Traumatic injuries are the leading cause of death and disability for people under the age of 45 and the fourth-leading cause of death for people of all ages.  Much progress has been made over the last 50 years in developing statewide regionalized trauma systems to care for these injuries, but authors of a review appearing in the December issue of Health Affairs, believe more work is needed to ensure the right patient gets to the right place at the right time, and that the Affordable Care Act may offer opportunities to strengthen trauma systems.

In addition to the impact on individuals, family and society, trauma and its consequences contribute to the nation’s rising health care costs. In 2010, trauma-related conditions accounted for $82.3 billion in health care expenditures, making that group of conditions the second most costly of all health conditions – surpassed only by heart conditions.  
Section 3505 of the Affordable Care Act authorizes $100 million in annual grants to help defray substantial uncompensated care costs, further the core mission of trauma centers, and provide emergency relief to ensure the continued availability of trauma services. According the study authors, the funds have yet to be appropriated by Congress. They argue that full funding of these provisions is needed to stabilize statewide trauma systems that are struggling to survive, including those that provide regionalized care for other time-sensitive emergency conditions, such as stroke and heart conditions.

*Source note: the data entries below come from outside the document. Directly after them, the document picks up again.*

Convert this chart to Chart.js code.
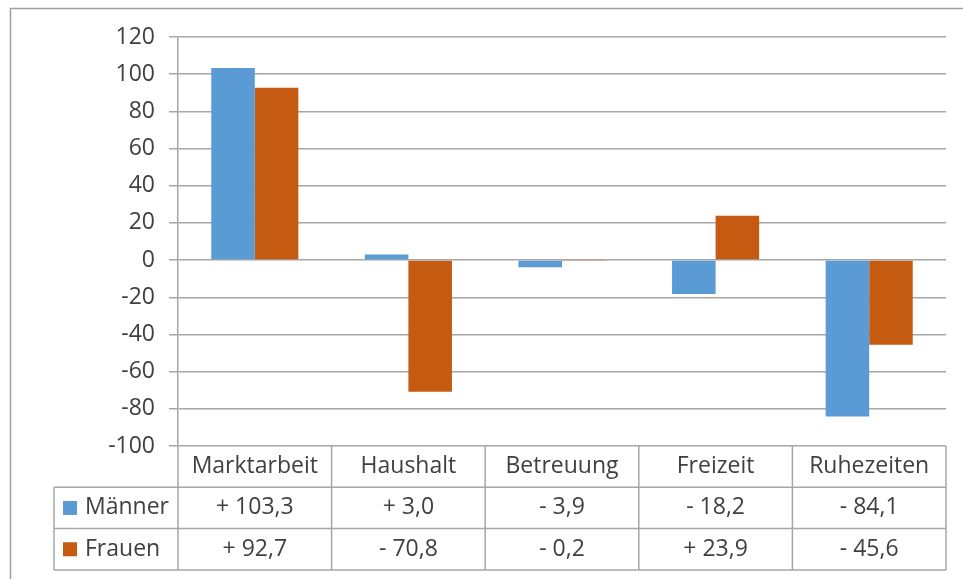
<!DOCTYPE html>
<html>
<head>
<meta charset="utf-8">
<script src="https://cdn.jsdelivr.net/npm/chart.js@4.4.0/dist/chart.umd.min.js"></script>
<style>
  html, body { margin: 0; padding: 0; background: #fff; }
  #wrap { width: 963px; height: 579px; }
</style>
</head>
<body>
<div id="wrap"><canvas id="canvas" width="963" height="579"></canvas></div>
<script>
var kategorien = ['Marktarbeit', 'Haushalt', 'Betreuung', 'Freizeit', 'Ruhezeiten'];
var maenner = [103.3, 3.0, -3.9, -18.2, -84.1];
var frauen = [92.7, -70.8, -0.2, 23.9, -45.6];
var serienNamen = ['Männer', 'Frauen'];
var yMin = -100, yMax = 120, yStep = 20;

var farben = ['#5b9bd5', '#c55a11'];
var linie = '#a6a6a6';
var text = '#404040';
var schrift = '"Open Sans", sans-serif';

function format(v) {
  var s = v >= 0 ? '+ ' : '- ';
  return s + Math.abs(v).toFixed(1).replace('.', ',');
}

// Rahmen um das ganze Diagramm
var rahmen = {
  id: 'rahmen',
  beforeDraw: function(chart) {
    var ctx = chart.ctx;
    ctx.save();
    ctx.fillStyle = '#fff';
    ctx.fillRect(0, 0, chart.width, chart.height);
    ctx.strokeStyle = '#a0a0a0';
    ctx.lineWidth = 1.5;
    ctx.strokeRect(10.5, 8.5, chart.width + 20, chart.height + 20);
    ctx.restore();
  }
};

// Datentabelle unter der Zeichenfläche
var tabelle = {
  id: 'tabelle',
  afterDraw: function(chart) {
    var ctx = chart.ctx, a = chart.chartArea, x = chart.scales.x;
    var rowH = 41.3, top = a.bottom, links = 54;
    var colW = (a.right - a.left) / kategorien.length;
    var reihen = [maenner, frauen];
    ctx.save();
    ctx.strokeStyle = linie;
    ctx.lineWidth = 1.5;
    ctx.beginPath();
    for (var r = 1; r <= 3; r++) {
      ctx.moveTo(links, top + r * rowH);
      ctx.lineTo(a.right, top + r * rowH);
    }
    ctx.moveTo(links, top + rowH);
    ctx.lineTo(links, top + 3 * rowH);
    for (var i = 0; i <= kategorien.length; i++) {
      ctx.moveTo(a.left + i * colW, top);
      ctx.lineTo(a.left + i * colW, top + 3 * rowH);
    }
    ctx.stroke();

    ctx.font = '23px ' + schrift;
    ctx.fillStyle = text;
    ctx.textAlign = 'center';
    ctx.textBaseline = 'middle';
    for (var k = 0; k < kategorien.length; k++) {
      var cx = x.getPixelForValue(k);
      ctx.fillText(kategorien[k], cx, top + rowH * 0.5);
      for (var s = 0; s < reihen.length; s++) {
        ctx.fillText(format(reihen[s][k]), cx, top + rowH * (s + 1.5));
      }
    }
    ctx.textAlign = 'left';
    for (var s2 = 0; s2 < serienNamen.length; s2++) {
      var cy = top + rowH * (s2 + 1.5);
      ctx.fillStyle = farben[s2];
      ctx.fillRect(63, cy - 7, 14, 14);
      ctx.fillStyle = text;
      ctx.fillText(serienNamen[s2], 85, cy);
    }
    ctx.restore();
  }
};

var ctx = document.getElementById('canvas');
window.myBar = new Chart(ctx, {
  type: 'bar',
  data: {
    labels: kategorien,
    datasets: [
      { label: serienNamen[0], data: maenner, backgroundColor: farben[0], borderWidth: 0 },
      { label: serienNamen[1], data: frauen, backgroundColor: farben[1], borderWidth: 0 }
    ]
  },
  options: {
    responsive: false,
    animation: false,
    layout: { padding: { left: 0, right: 17, top: 37, bottom: 133 } },
    plugins: { legend: { display: false }, tooltip: { enabled: false } },
    datasets: { bar: { categoryPercentage: 0.567, barPercentage: 1 } },
    scales: {
      x: { display: false },
      y: {
        min: yMin, max: yMax,
        afterFit: function(scale) { scale.width = 178; },
        ticks: { stepSize: yStep, padding: 14, color: text, font: { family: schrift, size: 23 } },
        grid: { color: linie, lineWidth: 1.5, tickLength: 9 },
        border: { display: true, color: linie, width: 1.5 }
      }
    }
  },
  plugins: [rahmen, tabelle]
});
</script>
</body>
</html>
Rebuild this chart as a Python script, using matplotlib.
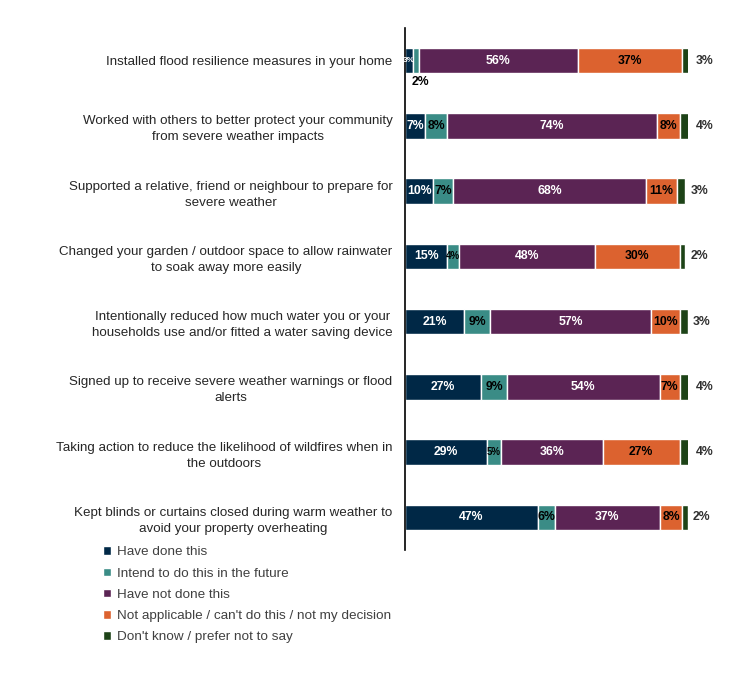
import matplotlib
matplotlib.use("Agg")
import matplotlib.pyplot as plt
import numpy as np

plt.rcParams['font.family'] = ['Liberation Sans', 'DejaVu Sans']

categories = [
    "Installed flood resilience measures in your home",
    "Worked with others to better protect your community\nfrom severe weather impacts",
    "Supported a relative, friend or neighbour to prepare for\nsevere weather",
    "Changed your garden / outdoor space to allow rainwater\nto soak away more easily",
    "Intentionally reduced how much water you or your\nhouseholds use and/or fitted a water saving device",
    "Signed up to receive severe weather warnings or flood\nalerts",
    "Taking action to reduce the likelihood of wildfires when in\nthe outdoors",
    "Kept blinds or curtains closed during warm weather to\navoid your property overheating",
]
series_names = [
    "Have done this",
    "Intend to do this in the future",
    "Have not done this",
    "Not applicable / can't do this / not my decision",
    "Don't know / prefer not to say",
]
have_done = [3, 7, 10, 15, 21, 27, 29, 47]
intend = [2, 8, 7, 4, 9, 9, 5, 6]
not_done = [56, 74, 68, 48, 57, 54, 36, 37]
not_applicable = [37, 8, 11, 30, 10, 7, 27, 8]
dont_know = [3, 4, 3, 2, 3, 4, 4, 2]

colors = ["#002846", "#3A8C86", "#5B2454", "#DC622F", "#1D4317"]
label_colors = ["white", "black", "white", "black", None]

series = [have_done, intend, not_done, not_applicable, dont_know]

fig = plt.figure(figsize=(7.49, 6.82), dpi=100)
ax = fig.add_axes([405/749, 1-550/682, 283/749, (550-28)/682])

y = np.arange(len(categories))
left = np.zeros(len(categories))
bar_h = 0.39
for si, (vals, col, name) in enumerate(zip(series, colors, series_names)):
    vals = np.array(vals, dtype=float)
    ax.barh(y, vals, left=left, height=bar_h, color=col, edgecolor="white",
            linewidth=1.0, label=name)
    for i, v in enumerate(vals):
        cx = left[i] + v / 2
        txt = f"{int(v)}%"
        if si == 4:
            ax.text(left[i] + v + 1.8, y[i], txt, ha="left", va="center",
                    fontsize=8.8, fontweight="bold", color="#303030", clip_on=False)
        elif si == 1 and i == 0:
            ax.text(cx + 1.5, y[i] + 0.33, txt, ha="center", va="center",
                    fontsize=8.8, fontweight="bold", color="black")
        else:
            fs = 8.8
            if v <= 3:
                fs = 6
            elif v <= 5:
                fs = 7
            ax.text(cx, y[i], txt, ha="center", va="center", fontsize=fs,
                    fontweight="bold", color=label_colors[si])
    left += vals

ax.set_xlim(0, 100)
ax.set_ylim(7.5, -0.5)
ax.set_yticks(y)
ax.set_yticklabels(categories, fontsize=9.6, color="#262626", linespacing=1.45)
ax.tick_params(axis="y", length=0, pad=9)
ax.set_xticks([])
for s in ["top", "right", "bottom"]:
    ax.spines[s].set_visible(False)
ax.spines["left"].set_color("black")
ax.spines["left"].set_linewidth(1.2)
for lbl in ax.get_yticklabels():
    lbl.set_multialignment("center")

leg = fig.legend(loc="upper left", bbox_to_anchor=(98/749, 1-541/682),
                 frameon=False, fontsize=9.7, handlelength=0.6, handleheight=0.6,
                 handletextpad=0.4, labelspacing=0.68, borderaxespad=0)
for t in leg.get_texts():
    t.set_color("#404040")

fig.savefig("out.png", dpi=100)
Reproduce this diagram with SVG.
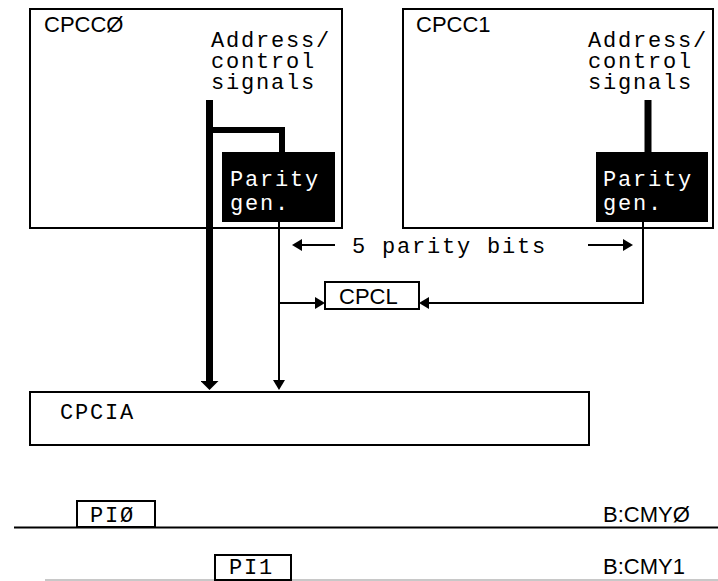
<svg xmlns="http://www.w3.org/2000/svg" width="718" height="581" viewBox="0 0 718 581">
<style>
.box{fill:#fff;stroke:#000;stroke-width:2}
.blk{fill:#000;stroke:#000;stroke-width:2}
.mono{font-family:"Liberation Mono","DejaVu Sans Mono",monospace;font-size:22px;letter-spacing:1.8px;fill:#000}
.sans{font-family:"Liberation Sans",Arial,sans-serif;font-size:22px;fill:#000}
.wht{fill:#fff}
.thick{fill:none;stroke:#000;stroke-width:7}
.thick6{fill:none;stroke:#000;stroke-width:6}
.thin{fill:none;stroke:#000;stroke-width:2}
.bus{fill:none;stroke:#000;stroke-width:2}
.bus2{fill:none;stroke:#c8c8c8;stroke-width:2}
</style>
<defs>
<marker id="ah" markerUnits="userSpaceOnUse" markerWidth="10" markerHeight="12" refX="0" refY="6" orient="auto" viewBox="0 0 10 12">
<path d="M0,0 L10,6 L0,12 z" fill="#000"/>
</marker>
<marker id="ahT" markerUnits="userSpaceOnUse" markerWidth="9" markerHeight="18" refX="0" refY="9" orient="auto" viewBox="0 0 9 18">
<path d="M0,0 L9,9 L0,18 z" fill="#000"/>
</marker>
</defs>
<rect width="718" height="581" fill="#fff"/>

<g id="cpcc0">
<rect class="box" x="30" y="9" width="312" height="219"/>
<text class="sans" x="44" y="32">CPCCØ</text>
<text class="mono" x="211" y="47">Address/</text>
<text class="mono" x="211" y="68">control</text>
<text class="mono" x="211" y="89">signals</text>
</g>
<g id="parity0">
<rect class="blk" x="223" y="153" width="111" height="68"/>
<text class="mono wht" x="230" y="186">Parity</text>
<text class="mono wht" x="230" y="210">gen.</text>
</g>

<g id="cpcc1">
<rect class="box" x="403" y="9" width="310" height="219"/>
<text class="sans" x="416" y="32">CPCC1</text>
<text class="mono" x="588" y="47">Address/</text>
<text class="mono" x="588" y="68">control</text>
<text class="mono" x="588" y="89">signals</text>
</g>
<g id="parity1">
<rect class="blk" x="597" y="153" width="110" height="68"/>
<text class="mono wht" x="603" y="186">Parity</text>
<text class="mono wht" x="603" y="210">gen.</text>
</g>

<g id="cpcl">
<rect class="box" x="325" y="282" width="94" height="27"/>
<text class="sans" x="339" y="304">CPCL</text>
</g>

<g id="cpcia">
<rect class="box" x="30" y="392" width="559" height="53"/>
<text class="mono" x="60" y="419">CPCIA</text>
</g>

<g id="bus0">
<path class="bus" d="M14,527.5 H718"/>
<rect class="box" x="77" y="501" width="78" height="26"/>
<text class="mono" x="90" y="522">PIØ</text>
<text class="sans" x="603" y="522">B:CMYØ</text>
</g>

<g id="bus1">
<path class="bus2" d="M45,580 H718"/>
<rect class="box" x="215" y="555" width="76" height="25"/>
<text class="mono" x="229" y="574">PI1</text>
<text class="sans" x="603" y="574">B:CMY1</text>
</g>

<g id="label-parity-bits">
<text class="mono" x="352" y="253">5 parity bits</text>
</g>

<g id="connectors">
<path class="thick" d="M209.5,100 V381" marker-end="url(#ahT)"/>
<path class="thick6" d="M209.5,130 H282 V153"/>
<path class="thick" d="M648,100 V153"/>
<path class="thin" d="M279,221 V380" marker-end="url(#ah)"/>
<path class="thin" d="M279,303 H315" marker-end="url(#ah)"/>
<path class="thin" d="M643,221 V303 H429" marker-end="url(#ah)"/>
<path class="thin" d="M335,245 H302" marker-end="url(#ah)"/>
<path class="thin" d="M588,245 H623" marker-end="url(#ah)"/>
</g>
</svg>
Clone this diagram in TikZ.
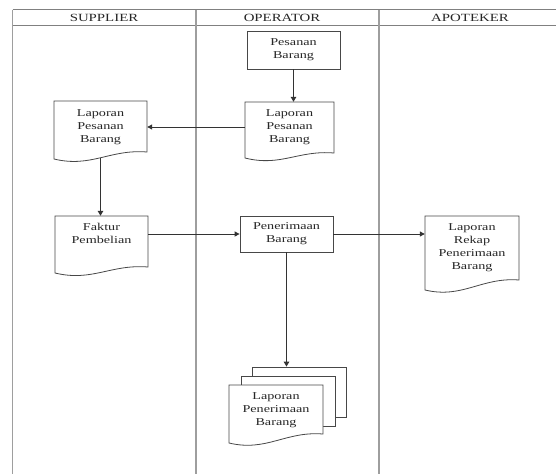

“Recent disasters, both manmade and natural, that injure many people underscore the importance of sustaining a coordinated, regionalized approach to trauma and emergency care that is adequately funded and ready to respond in any region of the country,” said A. Brent Eastman, immediate past president of the American College of Surgeons and lead author of the review. 

Trauma systems provide a model of care consistent with the goals of the Affordable Care Act because they emphasize coordination among multiple health care professionals and institutions across the continuum of care.  Similar to current health reform efforts, trauma systems depend on a strong federal-state partnership, with the development of guidelines and standards of care at the national level and their implementation at the state and local levels. Continued commitment to this model on the part of the states and the federal government is critical.

“Treatment of a serious injury in a level 1 or level 2 trauma center is expensive.  However, such care is cost-effective, and overall savings can be realized if patients are treated at a level of care commensurate with the severity of their injuries.  Effective communications among emergency medical services (EMS), including 911 call centers, dispatch agencies and transport agencies and between EMS providers and hospitals are critical in achieving this goal,” said Ellen J. MacKenzie, PhD, co-author of the review and the Fred and Julie Soper Professor & Chair of the Johns Hopkins Bloomberg School of Public Health’s Department of Health Policy and Management.

The reviewers conclude the sustainability and growth of a coordinated regionalized approach to trauma and critical care will require a strong federal-state partnership, a unified constituent base to advocate for public funding, and performance-based payment systems that incentivize trauma centers and EMS providers to work together towards achieving the common goal of getting the right patient to the right place in the right time. Avery B. Nathens, surgeon in chief and professor of surgery at the Sunnybrook Health Services Centre in Toronto contributed to this review.